Meine sehr verehrten Kolleginnen und Kollegen, dass das Geld im Rahmen der monetären Unterstützung immer noch mehr sein könnte, weiß ich auch. Brunner, Füracker, Seehofer und wie wir alle heißen, haben sehr viele Ideen, was wir noch alles tun können.
(Maria Noichl (SPD): Die Reihenfolge ist bemerkenswert! Brunner, Füracker, Seehofer! - Ministerpräsident Horst Seehofer: So sind halt unsere Abgeordneten!)

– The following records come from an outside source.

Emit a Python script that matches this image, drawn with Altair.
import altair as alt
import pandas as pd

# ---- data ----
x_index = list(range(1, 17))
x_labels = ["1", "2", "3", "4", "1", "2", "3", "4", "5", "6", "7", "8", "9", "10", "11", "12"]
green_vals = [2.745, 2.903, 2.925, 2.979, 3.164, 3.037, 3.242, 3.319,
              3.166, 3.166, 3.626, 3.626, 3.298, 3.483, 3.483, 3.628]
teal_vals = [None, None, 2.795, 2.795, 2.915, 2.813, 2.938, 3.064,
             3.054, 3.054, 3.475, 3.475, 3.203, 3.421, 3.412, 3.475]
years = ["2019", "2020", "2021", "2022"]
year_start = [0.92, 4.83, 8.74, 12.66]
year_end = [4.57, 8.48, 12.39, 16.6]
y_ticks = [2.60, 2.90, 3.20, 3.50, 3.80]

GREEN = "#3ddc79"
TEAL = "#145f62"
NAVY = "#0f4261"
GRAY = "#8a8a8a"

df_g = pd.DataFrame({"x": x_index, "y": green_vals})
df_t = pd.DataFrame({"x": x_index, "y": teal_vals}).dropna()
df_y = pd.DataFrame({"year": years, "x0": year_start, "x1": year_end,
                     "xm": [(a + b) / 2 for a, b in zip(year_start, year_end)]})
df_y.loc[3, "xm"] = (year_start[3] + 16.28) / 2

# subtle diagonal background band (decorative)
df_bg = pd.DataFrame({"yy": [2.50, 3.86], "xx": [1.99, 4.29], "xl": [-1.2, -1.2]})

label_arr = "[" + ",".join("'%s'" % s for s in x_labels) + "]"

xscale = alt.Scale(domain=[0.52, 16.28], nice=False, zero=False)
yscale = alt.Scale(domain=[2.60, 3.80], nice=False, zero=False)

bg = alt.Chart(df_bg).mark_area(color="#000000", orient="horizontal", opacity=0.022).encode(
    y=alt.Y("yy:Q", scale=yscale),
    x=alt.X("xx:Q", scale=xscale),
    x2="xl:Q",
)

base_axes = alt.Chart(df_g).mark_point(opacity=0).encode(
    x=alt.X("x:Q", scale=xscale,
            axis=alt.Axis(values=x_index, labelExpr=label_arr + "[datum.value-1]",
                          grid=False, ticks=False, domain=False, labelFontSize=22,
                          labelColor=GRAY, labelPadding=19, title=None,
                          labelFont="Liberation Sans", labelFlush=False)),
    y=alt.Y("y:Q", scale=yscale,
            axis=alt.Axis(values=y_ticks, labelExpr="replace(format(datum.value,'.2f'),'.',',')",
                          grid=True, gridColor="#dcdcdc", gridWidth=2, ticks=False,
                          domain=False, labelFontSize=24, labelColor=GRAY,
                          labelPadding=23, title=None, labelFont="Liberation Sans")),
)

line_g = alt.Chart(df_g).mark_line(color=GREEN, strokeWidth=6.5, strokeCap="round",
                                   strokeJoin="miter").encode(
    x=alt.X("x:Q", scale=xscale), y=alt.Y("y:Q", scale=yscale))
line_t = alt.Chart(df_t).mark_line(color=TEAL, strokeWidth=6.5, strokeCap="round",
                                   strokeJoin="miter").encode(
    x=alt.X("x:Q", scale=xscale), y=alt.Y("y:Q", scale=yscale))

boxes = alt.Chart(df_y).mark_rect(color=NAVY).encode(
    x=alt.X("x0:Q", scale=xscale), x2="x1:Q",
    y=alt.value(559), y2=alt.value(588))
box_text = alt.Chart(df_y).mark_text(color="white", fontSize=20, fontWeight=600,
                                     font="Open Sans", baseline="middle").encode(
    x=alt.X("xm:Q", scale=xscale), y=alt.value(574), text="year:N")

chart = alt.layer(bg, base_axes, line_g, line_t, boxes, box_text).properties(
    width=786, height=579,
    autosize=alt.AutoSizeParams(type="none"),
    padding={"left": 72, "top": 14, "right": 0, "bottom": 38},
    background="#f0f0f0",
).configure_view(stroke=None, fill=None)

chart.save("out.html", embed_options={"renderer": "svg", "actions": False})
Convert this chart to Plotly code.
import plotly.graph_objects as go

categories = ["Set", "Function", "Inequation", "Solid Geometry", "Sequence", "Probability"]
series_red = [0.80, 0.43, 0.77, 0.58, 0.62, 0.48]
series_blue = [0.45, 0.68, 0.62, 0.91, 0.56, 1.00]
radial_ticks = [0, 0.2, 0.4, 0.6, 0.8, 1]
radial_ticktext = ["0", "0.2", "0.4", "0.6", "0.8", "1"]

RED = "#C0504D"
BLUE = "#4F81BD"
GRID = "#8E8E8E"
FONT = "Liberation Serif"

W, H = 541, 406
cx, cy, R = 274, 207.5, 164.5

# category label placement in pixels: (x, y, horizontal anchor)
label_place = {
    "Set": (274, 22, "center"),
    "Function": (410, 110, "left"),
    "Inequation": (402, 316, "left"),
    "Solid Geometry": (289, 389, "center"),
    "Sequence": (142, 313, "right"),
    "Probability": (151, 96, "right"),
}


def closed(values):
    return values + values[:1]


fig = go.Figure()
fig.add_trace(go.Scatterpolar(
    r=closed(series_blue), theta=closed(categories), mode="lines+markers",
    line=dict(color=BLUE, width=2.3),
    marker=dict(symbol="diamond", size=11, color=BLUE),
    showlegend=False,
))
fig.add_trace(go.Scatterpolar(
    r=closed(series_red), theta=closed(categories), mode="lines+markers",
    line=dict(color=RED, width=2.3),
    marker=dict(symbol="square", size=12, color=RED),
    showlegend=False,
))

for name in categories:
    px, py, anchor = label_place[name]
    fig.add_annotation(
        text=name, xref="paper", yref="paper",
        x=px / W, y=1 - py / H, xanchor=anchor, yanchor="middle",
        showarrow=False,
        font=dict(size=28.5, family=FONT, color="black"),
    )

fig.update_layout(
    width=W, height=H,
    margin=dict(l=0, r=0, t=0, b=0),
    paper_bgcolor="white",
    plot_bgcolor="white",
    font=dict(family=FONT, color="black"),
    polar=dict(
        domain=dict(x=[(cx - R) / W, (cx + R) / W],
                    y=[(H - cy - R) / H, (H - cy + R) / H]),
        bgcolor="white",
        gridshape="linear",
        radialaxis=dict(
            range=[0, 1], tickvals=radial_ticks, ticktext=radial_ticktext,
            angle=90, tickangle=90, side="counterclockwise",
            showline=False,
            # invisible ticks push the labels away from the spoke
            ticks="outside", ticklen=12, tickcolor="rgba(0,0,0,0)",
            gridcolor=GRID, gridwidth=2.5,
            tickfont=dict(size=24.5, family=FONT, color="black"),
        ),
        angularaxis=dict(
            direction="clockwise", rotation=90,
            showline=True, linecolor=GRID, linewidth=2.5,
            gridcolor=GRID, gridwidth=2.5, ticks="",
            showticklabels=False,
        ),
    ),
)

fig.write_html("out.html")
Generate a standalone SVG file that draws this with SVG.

Frau Noichl, das ist genau Ihr Problem. Offensichtlich ist für Sie die bayerische Agrarpolitik lächerlich. Nur wenn Sie reden, ist es wichtig. Ich sage Ihnen, dass wir alle miteinander sehr viele Ideen dazu hätten, was wir mit noch so viel Geld agrarpolitisch tun können. Im Gegensatz zu Ihnen haben wir allerdings auch die Verantwortung für das Gesamte, und deswegen muss der eine oder andere Antrag abgelehnt werden. Bei dem, was Sie für sich als große Ideengeberin der bayerischen Agrarpolitik reklamiert haben, kann ich Ihnen nur ganz dringend zur Bescheidenheit raten. Überheben Sie sich nicht, das meiste davon ist nicht wahr.